§ **Raw records**:
○ ○ ○ ○ ○ ○ ○

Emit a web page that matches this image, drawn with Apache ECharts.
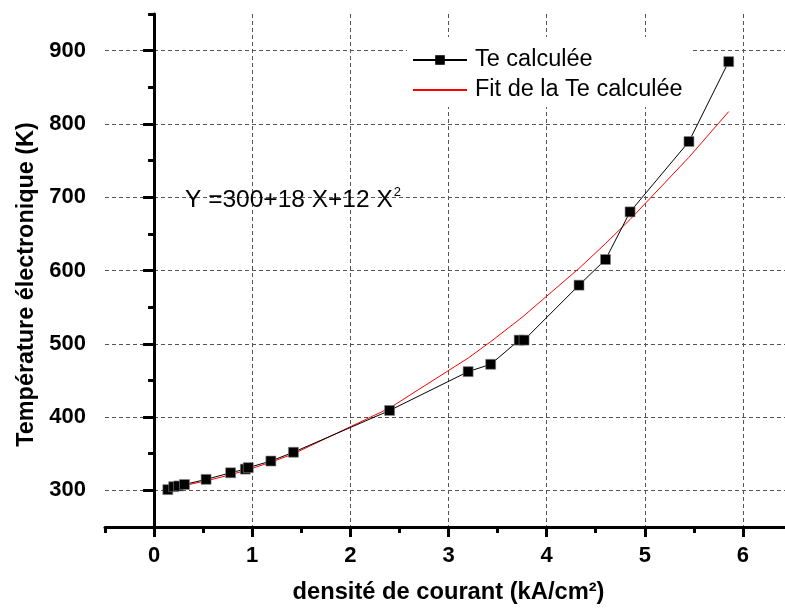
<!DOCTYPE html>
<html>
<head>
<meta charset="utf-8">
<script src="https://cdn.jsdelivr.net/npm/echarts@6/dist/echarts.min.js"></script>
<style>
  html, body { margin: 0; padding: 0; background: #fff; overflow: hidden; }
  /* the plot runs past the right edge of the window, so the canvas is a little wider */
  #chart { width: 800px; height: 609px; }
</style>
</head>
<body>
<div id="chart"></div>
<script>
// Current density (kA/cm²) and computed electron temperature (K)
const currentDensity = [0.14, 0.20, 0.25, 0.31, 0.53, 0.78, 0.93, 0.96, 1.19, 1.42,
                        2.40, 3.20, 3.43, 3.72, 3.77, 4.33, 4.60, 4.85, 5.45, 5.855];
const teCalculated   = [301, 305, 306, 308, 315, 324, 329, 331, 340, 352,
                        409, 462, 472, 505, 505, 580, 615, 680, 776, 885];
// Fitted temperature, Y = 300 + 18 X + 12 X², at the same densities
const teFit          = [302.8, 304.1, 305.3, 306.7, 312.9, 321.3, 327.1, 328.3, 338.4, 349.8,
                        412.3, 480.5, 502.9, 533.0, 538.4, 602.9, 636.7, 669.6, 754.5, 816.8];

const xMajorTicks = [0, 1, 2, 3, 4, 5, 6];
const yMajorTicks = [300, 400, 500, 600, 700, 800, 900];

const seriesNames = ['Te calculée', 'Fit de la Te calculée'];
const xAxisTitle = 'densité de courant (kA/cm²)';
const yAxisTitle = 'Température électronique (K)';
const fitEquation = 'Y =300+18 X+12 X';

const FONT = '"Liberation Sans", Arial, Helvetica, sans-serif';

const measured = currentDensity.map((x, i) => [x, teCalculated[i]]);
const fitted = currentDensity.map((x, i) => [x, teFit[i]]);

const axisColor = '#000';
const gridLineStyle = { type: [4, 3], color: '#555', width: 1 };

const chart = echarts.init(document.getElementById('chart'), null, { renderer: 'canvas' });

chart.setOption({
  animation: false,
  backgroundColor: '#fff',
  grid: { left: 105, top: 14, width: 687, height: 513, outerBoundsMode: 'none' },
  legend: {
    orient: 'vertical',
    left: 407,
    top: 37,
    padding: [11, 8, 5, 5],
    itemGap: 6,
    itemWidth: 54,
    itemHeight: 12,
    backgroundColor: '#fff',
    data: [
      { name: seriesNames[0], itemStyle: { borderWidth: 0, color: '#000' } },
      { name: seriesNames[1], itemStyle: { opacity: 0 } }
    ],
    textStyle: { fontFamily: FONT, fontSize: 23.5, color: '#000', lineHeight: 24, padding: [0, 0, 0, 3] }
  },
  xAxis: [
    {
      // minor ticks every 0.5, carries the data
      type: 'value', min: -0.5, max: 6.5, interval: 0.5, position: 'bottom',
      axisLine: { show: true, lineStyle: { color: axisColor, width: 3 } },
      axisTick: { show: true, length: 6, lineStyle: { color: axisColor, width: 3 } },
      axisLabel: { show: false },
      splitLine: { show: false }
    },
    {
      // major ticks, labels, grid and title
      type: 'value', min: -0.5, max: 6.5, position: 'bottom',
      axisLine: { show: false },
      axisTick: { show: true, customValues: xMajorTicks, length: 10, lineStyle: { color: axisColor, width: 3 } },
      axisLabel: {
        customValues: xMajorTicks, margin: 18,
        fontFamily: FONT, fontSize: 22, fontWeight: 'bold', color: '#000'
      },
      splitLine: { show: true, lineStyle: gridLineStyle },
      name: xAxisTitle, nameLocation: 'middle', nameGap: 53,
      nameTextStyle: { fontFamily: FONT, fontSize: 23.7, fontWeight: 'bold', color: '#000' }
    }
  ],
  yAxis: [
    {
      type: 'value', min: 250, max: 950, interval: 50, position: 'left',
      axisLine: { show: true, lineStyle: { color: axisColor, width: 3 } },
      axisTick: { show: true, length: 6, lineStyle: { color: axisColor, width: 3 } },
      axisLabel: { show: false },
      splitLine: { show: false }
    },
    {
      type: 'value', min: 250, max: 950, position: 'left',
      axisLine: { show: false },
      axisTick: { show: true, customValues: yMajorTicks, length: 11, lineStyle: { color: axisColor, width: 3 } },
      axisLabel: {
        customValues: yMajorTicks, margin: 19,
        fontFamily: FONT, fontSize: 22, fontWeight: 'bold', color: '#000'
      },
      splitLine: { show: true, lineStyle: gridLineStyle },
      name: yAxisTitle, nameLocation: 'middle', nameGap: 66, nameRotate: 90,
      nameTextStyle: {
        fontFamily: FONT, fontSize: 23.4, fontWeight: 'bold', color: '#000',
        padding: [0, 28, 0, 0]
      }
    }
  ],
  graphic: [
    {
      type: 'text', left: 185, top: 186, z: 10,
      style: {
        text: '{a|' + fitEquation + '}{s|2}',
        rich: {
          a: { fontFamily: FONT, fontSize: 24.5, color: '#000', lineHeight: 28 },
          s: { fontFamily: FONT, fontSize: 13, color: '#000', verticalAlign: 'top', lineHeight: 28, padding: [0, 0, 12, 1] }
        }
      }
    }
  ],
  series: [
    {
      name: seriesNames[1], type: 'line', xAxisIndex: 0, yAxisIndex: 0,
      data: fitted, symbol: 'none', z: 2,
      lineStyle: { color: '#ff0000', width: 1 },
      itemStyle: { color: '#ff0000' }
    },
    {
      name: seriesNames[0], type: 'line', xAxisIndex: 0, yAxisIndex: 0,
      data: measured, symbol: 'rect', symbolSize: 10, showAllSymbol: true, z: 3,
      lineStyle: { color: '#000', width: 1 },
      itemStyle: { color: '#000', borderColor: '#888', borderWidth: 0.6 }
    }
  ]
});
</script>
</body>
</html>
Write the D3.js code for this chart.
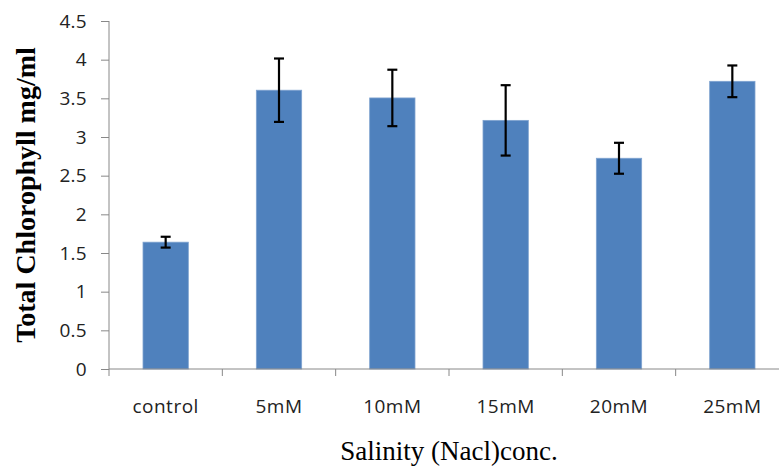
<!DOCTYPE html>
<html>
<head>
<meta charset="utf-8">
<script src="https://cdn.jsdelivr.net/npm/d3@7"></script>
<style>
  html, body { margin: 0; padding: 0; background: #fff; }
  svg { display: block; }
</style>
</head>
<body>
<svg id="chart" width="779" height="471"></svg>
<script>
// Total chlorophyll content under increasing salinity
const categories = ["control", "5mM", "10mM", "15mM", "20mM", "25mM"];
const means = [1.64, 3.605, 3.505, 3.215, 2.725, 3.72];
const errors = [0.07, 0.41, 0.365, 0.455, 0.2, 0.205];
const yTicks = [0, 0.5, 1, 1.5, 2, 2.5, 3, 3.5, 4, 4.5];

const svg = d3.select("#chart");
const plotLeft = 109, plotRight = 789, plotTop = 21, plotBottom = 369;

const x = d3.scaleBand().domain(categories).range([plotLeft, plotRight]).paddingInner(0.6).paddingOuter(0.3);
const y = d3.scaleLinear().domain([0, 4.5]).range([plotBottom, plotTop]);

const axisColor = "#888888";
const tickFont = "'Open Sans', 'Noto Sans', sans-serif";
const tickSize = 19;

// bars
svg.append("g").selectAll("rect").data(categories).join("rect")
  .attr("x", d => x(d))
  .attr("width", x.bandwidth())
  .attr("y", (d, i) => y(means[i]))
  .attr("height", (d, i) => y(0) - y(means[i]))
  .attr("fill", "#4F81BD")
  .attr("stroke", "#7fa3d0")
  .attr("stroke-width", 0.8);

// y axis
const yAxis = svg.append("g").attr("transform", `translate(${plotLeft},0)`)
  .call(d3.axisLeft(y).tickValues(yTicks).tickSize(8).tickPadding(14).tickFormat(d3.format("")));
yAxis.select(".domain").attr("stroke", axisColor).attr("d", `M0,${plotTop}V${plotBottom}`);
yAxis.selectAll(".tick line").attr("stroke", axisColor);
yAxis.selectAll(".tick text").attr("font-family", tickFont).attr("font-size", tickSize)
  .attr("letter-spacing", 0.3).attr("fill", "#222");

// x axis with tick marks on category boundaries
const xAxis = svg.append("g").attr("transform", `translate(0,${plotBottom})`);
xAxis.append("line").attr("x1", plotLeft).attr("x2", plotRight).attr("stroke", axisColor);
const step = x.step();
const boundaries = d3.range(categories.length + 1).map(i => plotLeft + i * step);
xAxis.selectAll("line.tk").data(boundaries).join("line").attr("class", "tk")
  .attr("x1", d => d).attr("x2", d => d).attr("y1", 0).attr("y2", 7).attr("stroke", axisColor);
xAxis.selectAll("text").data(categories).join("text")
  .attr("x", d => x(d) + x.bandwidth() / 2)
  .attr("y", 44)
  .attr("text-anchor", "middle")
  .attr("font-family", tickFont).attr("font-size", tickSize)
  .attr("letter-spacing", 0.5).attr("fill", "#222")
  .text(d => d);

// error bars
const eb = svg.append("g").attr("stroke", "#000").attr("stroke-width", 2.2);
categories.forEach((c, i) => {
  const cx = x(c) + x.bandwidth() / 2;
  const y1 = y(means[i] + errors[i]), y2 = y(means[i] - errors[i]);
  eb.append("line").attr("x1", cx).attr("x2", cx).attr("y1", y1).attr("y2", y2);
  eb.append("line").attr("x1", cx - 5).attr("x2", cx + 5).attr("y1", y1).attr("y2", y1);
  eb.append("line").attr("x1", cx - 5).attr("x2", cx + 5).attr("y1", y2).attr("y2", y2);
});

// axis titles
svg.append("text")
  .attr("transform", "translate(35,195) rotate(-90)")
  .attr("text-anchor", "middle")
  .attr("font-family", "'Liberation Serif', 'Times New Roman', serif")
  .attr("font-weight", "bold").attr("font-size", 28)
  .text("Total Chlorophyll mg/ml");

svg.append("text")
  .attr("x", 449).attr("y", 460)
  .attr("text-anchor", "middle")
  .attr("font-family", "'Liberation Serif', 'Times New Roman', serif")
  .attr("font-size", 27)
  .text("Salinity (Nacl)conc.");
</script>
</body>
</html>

○ ○ ○ ○ ○ ○ ○

§ **Given instruction**: Start at the line above containing "Write the D3.js code for this chart." and stop at the line containing "const tickSize = 19;": print those lines and everything between them exactly, but not the pictures.

§ **Reply**:
Write the D3.js code for this chart.
<!DOCTYPE html>
<html>
<head>
<meta charset="utf-8">
<script src="https://cdn.jsdelivr.net/npm/d3@7"></script>
<style>
  html, body { margin: 0; padding: 0; background: #fff; }
  svg { display: block; }
</style>
</head>
<body>
<svg id="chart" width="779" height="471"></svg>
<script>
// Total chlorophyll content under increasing salinity
const categories = ["control", "5mM", "10mM", "15mM", "20mM", "25mM"];
const means = [1.64, 3.605, 3.505, 3.215, 2.725, 3.72];
const errors = [0.07, 0.41, 0.365, 0.455, 0.2, 0.205];
const yTicks = [0, 0.5, 1, 1.5, 2, 2.5, 3, 3.5, 4, 4.5];

const svg = d3.select("#chart");
const plotLeft = 109, plotRight = 789, plotTop = 21, plotBottom = 369;

const x = d3.scaleBand().domain(categories).range([plotLeft, plotRight]).paddingInner(0.6).paddingOuter(0.3);
const y = d3.scaleLinear().domain([0, 4.5]).range([plotBottom, plotTop]);

const axisColor = "#888888";
const tickFont = "'Open Sans', 'Noto Sans', sans-serif";
const tickSize = 19;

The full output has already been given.